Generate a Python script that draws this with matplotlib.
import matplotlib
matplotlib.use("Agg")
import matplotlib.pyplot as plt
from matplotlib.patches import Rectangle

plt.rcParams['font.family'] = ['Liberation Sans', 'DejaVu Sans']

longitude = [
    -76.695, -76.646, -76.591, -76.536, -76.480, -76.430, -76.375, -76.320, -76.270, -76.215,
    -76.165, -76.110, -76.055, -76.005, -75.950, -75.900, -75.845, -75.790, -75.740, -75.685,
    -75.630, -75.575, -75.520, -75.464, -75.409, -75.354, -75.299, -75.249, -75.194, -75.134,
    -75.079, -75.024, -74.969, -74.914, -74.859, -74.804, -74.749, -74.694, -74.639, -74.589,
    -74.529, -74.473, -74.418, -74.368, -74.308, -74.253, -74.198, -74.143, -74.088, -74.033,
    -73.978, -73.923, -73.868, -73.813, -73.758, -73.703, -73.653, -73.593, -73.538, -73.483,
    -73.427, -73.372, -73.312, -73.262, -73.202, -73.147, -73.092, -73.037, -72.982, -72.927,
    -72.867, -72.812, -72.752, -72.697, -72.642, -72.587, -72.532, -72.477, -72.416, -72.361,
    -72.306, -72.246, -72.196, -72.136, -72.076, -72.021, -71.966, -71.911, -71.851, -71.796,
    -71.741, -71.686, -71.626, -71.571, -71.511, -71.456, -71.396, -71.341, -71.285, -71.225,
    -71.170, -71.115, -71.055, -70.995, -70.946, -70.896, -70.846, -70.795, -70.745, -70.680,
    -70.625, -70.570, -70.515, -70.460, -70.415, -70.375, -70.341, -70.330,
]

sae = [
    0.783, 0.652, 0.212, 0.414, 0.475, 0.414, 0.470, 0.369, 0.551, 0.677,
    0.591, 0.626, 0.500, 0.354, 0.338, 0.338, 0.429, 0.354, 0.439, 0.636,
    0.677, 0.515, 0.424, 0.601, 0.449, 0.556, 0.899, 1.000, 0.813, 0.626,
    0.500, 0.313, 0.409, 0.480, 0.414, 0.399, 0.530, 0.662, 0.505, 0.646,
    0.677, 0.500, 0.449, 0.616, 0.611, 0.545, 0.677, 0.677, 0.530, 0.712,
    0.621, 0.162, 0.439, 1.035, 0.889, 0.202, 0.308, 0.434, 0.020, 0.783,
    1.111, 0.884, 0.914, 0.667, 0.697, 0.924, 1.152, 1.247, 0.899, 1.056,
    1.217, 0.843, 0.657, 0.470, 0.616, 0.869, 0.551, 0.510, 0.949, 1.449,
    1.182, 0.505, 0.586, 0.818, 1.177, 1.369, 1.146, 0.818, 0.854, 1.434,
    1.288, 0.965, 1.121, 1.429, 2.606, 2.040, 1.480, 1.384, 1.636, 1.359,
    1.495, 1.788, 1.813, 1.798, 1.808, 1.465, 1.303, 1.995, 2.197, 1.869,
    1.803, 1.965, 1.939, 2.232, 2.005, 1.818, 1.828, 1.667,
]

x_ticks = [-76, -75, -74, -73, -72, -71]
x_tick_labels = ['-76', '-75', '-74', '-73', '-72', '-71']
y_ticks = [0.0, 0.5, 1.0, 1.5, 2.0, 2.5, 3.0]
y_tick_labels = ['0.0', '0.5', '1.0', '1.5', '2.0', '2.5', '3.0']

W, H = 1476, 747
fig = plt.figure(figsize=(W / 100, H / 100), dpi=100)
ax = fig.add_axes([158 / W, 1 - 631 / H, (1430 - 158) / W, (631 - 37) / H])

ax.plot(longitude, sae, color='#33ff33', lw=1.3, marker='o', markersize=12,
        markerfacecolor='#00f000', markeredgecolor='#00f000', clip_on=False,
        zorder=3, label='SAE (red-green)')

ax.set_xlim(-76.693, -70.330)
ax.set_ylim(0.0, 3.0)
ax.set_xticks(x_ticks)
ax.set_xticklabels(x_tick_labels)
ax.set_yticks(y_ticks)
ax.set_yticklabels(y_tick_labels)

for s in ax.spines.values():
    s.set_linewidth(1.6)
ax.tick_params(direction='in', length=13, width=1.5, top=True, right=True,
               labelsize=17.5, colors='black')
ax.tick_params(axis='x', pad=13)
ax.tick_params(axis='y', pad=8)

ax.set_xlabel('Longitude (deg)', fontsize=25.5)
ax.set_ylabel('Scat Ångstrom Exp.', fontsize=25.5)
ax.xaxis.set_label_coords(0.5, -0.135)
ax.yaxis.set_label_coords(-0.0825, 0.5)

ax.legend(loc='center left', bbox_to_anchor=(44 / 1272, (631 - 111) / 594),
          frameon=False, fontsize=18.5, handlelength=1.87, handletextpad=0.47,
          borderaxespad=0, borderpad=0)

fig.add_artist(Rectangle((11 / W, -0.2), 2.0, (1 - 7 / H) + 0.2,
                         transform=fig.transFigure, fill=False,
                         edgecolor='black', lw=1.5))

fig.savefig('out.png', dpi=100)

* **WHAT YOU SHOULD DO**:
Write out the material from the first line to the last, exactly.

* **EXERCISE RESPONSE**:
Generate a Python script that draws this with matplotlib.
import matplotlib
matplotlib.use("Agg")
import matplotlib.pyplot as plt
from matplotlib.patches import Rectangle

plt.rcParams['font.family'] = ['Liberation Sans', 'DejaVu Sans']

longitude = [
    -76.695, -76.646, -76.591, -76.536, -76.480, -76.430, -76.375, -76.320, -76.270, -76.215,
    -76.165, -76.110, -76.055, -76.005, -75.950, -75.900, -75.845, -75.790, -75.740, -75.685,
    -75.630, -75.575, -75.520, -75.464, -75.409, -75.354, -75.299, -75.249, -75.194, -75.134,
    -75.079, -75.024, -74.969, -74.914, -74.859, -74.804, -74.749, -74.694, -74.639, -74.589,
    -74.529, -74.473, -74.418, -74.368, -74.308, -74.253, -74.198, -74.143, -74.088, -74.033,
    -73.978, -73.923, -73.868, -73.813, -73.758, -73.703, -73.653, -73.593, -73.538, -73.483,
    -73.427, -73.372, -73.312, -73.262, -73.202, -73.147, -73.092, -73.037, -72.982, -72.927,
    -72.867, -72.812, -72.752, -72.697, -72.642, -72.587, -72.532, -72.477, -72.416, -72.361,
    -72.306, -72.246, -72.196, -72.136, -72.076, -72.021, -71.966, -71.911, -71.851, -71.796,
    -71.741, -71.686, -71.626, -71.571, -71.511, -71.456, -71.396, -71.341, -71.285, -71.225,
    -71.170, -71.115, -71.055, -70.995, -70.946, -70.896, -70.846, -70.795, -70.745, -70.680,
    -70.625, -70.570, -70.515, -70.460, -70.415, -70.375, -70.341, -70.330,
]

sae = [
    0.783, 0.652, 0.212, 0.414, 0.475, 0.414, 0.470, 0.369, 0.551, 0.677,
    0.591, 0.626, 0.500, 0.354, 0.338, 0.338, 0.429, 0.354, 0.439, 0.636,
    0.677, 0.515, 0.424, 0.601, 0.449, 0.556, 0.899, 1.000, 0.813, 0.626,
    0.500, 0.313, 0.409, 0.480, 0.414, 0.399, 0.530, 0.662, 0.505, 0.646,
    0.677, 0.500, 0.449, 0.616, 0.611, 0.545, 0.677, 0.677, 0.530, 0.712,
    0.621, 0.162, 0.439, 1.035, 0.889, 0.202, 0.308, 0.434, 0.020, 0.783,
    1.111, 0.884, 0.914, 0.667, 0.697, 0.924, 1.152, 1.247, 0.899, 1.056,
    1.217, 0.843, 0.657, 0.470, 0.616, 0.869, 0.551, 0.510, 0.949, 1.449,
    1.182, 0.505, 0.586, 0.818, 1.177, 1.369, 1.146, 0.818, 0.854, 1.434,
    1.288, 0.965, 1.121, 1.429, 2.606, 2.040, 1.480, 1.384, 1.636, 1.359,
    1.495, 1.788, 1.813, 1.798, 1.808, 1.465, 1.303, 1.995, 2.197, 1.869,
    1.803, 1.965, 1.939, 2.232, 2.005, 1.818, 1.828, 1.667,
]

x_ticks = [-76, -75, -74, -73, -72, -71]
x_tick_labels = ['-76', '-75', '-74', '-73', '-72', '-71']
y_ticks = [0.0, 0.5, 1.0, 1.5, 2.0, 2.5, 3.0]
y_tick_labels = ['0.0', '0.5', '1.0', '1.5', '2.0', '2.5', '3.0']

W, H = 1476, 747
fig = plt.figure(figsize=(W / 100, H / 100), dpi=100)
ax = fig.add_axes([158 / W, 1 - 631 / H, (1430 - 158) / W, (631 - 37) / H])

ax.plot(longitude, sae, color='#33ff33', lw=1.3, marker='o', markersize=12,
        markerfacecolor='#00f000', markeredgecolor='#00f000', clip_on=False,
        zorder=3, label='SAE (red-green)')

ax.set_xlim(-76.693, -70.330)
ax.set_ylim(0.0, 3.0)
ax.set_xticks(x_ticks)
ax.set_xticklabels(x_tick_labels)
ax.set_yticks(y_ticks)
ax.set_yticklabels(y_tick_labels)

for s in ax.spines.values():
    s.set_linewidth(1.6)
ax.tick_params(direction='in', length=13, width=1.5, top=True, right=True,
               labelsize=17.5, colors='black')
ax.tick_params(axis='x', pad=13)
ax.tick_params(axis='y', pad=8)

ax.set_xlabel('Longitude (deg)', fontsize=25.5)
ax.set_ylabel('Scat Ångstrom Exp.', fontsize=25.5)
ax.xaxis.set_label_coords(0.5, -0.135)
ax.yaxis.set_label_coords(-0.0825, 0.5)

ax.legend(loc='center left', bbox_to_anchor=(44 / 1272, (631 - 111) / 594),
          frameon=False, fontsize=18.5, handlelength=1.87, handletextpad=0.47,
          borderaxespad=0, borderpad=0)

fig.add_artist(Rectangle((11 / W, -0.2), 2.0, (1 - 7 / H) + 0.2,
                         transform=fig.transFigure, fill=False,
                         edgecolor='black', lw=1.5))

fig.savefig('out.png', dpi=100)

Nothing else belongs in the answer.